Erdrückend, eindrücklich

Voller Stern Voller Stern Voller Stern Voller Stern Voller Stern
peedee Avatar

Von

Die Architektin Tilda ist traumatisiert durch einen Theatereinsturz, für den sie sich die Schuld gibt und es Tote zu beklagen gab. Unlängst war zudem noch ihr Vater gestorben. Bei seinen Unterlagen findet sie einen Artikel über Botigalli, einem sardischen Geisterdorf, wo Ein-Euro-Häuser zum Verkauf stehen. Sie braucht Ruhe und Ablenkung – da kommt ihr eine Renovierung in einer abgelegenen Gegend, wo niemand sie und ihre Geschichte kennt, gerade recht. Doch es ist überhaupt nicht idyllisch, sondern unheimlich, mysteriös. Von Enzo, einem Journalisten, der die Geschichte des Dorfes erforscht, erfährt sie, dass über ihrem Haus ein Fluch liegen solle. Als ihr Bruder Nino unverhofft vor ihrer Tür steht und kurz darauf spurlos verschwunden ist, ist Tilda verzweifelt. Die Polizei sagt, sie solle einfach abwarten…

Erster Eindruck: Ein schlichtes Cover mit orangen Elementen und Farbschnitt – gefällt mir sehr gut.

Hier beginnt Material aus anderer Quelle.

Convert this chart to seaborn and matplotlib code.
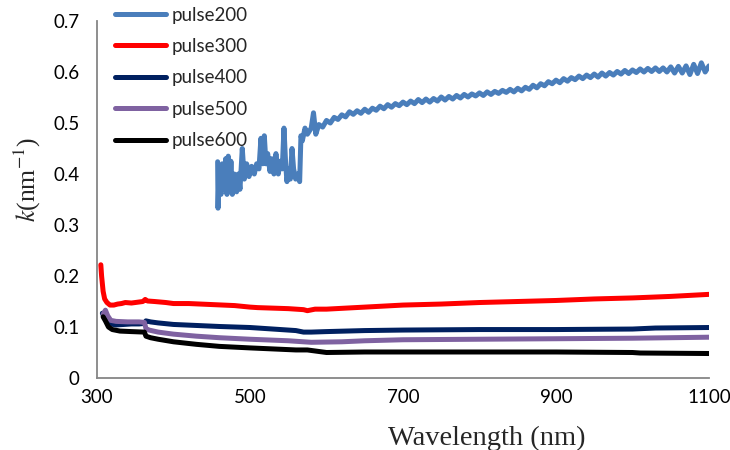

Das Buch wird aus verschiedenen Blickwinkeln und Zeiten erzählt; der Wechsel der Perspektive ist gut vermerkt.

Tilda hat schwere Zeiten hinter sich. Sie muss deshalb weg von ihrem gewohnten Umfeld. Warum sie sich ausgerechnet ein Ein-Euro-Haus in Botigalli kauft, bei der sie nur nachweisen muss, dass sie die nötigen Renovierungen finanziell stemmen kann, ist ihr wohl selbst noch ein Rätsel. Wieso hat ihr italienischer Vater, der nie wieder nach Italien zurückging, sondern glücklich in Deutschland eine Pizzeria führte, diesen Zeitungsartikel in seinen Unterlagen gehabt?
Enzo ist Journalist und beschäftigt sich seit vielen Jahren mit seinem Hauptthema, dem Massaker von 1982 in Botigalli. Durch Gespräche mit Silvio, dem letzten Überlebenden des Dorfes, versucht er, die Wahrheit ans Licht zu bringen. Was ist seinerzeit wirklich passiert? Silvio schweigt beharrlich und macht sich einen Spass daraus, Enzo auflaufen zu lassen.

Die „omertà“, die Schweigepflicht – besser, man hörte und sah nichts –, liegt über der ganzen Geschichte der Vergangenheit. Erdrückend, eindrücklich. Es geht auch um „matrimonio riparatore“, sinngemäss „reparierende Heirat“, bei der eine vergewaltigte Frau ihren Peiniger heiraten musste, um die Ehre der Frau (und deren Familie) wiederherzustellen. Der Vergewaltiger entging dadurch einer Strafverfolgung. Verrückt, oder? Entführungen, sowie Schuld und Wiedergutmachung sind weitere Stichworte dieses Buches. Für mich war es das erste Buch der Autorin, insofern habe ich keine Vergleichsmöglichkeiten. Das Buch hat sich flüssig lesen lassen; immer wieder gab es Plot-Twists und ich war wirklich sehr gespannt, wie sich das Ganze auflösen würde. Nur eines war mir durchwegs bewusst: Es ist eine Tragödie sondergleichen! Und genau so war es auch. Von mir gibt es 5 Sterne.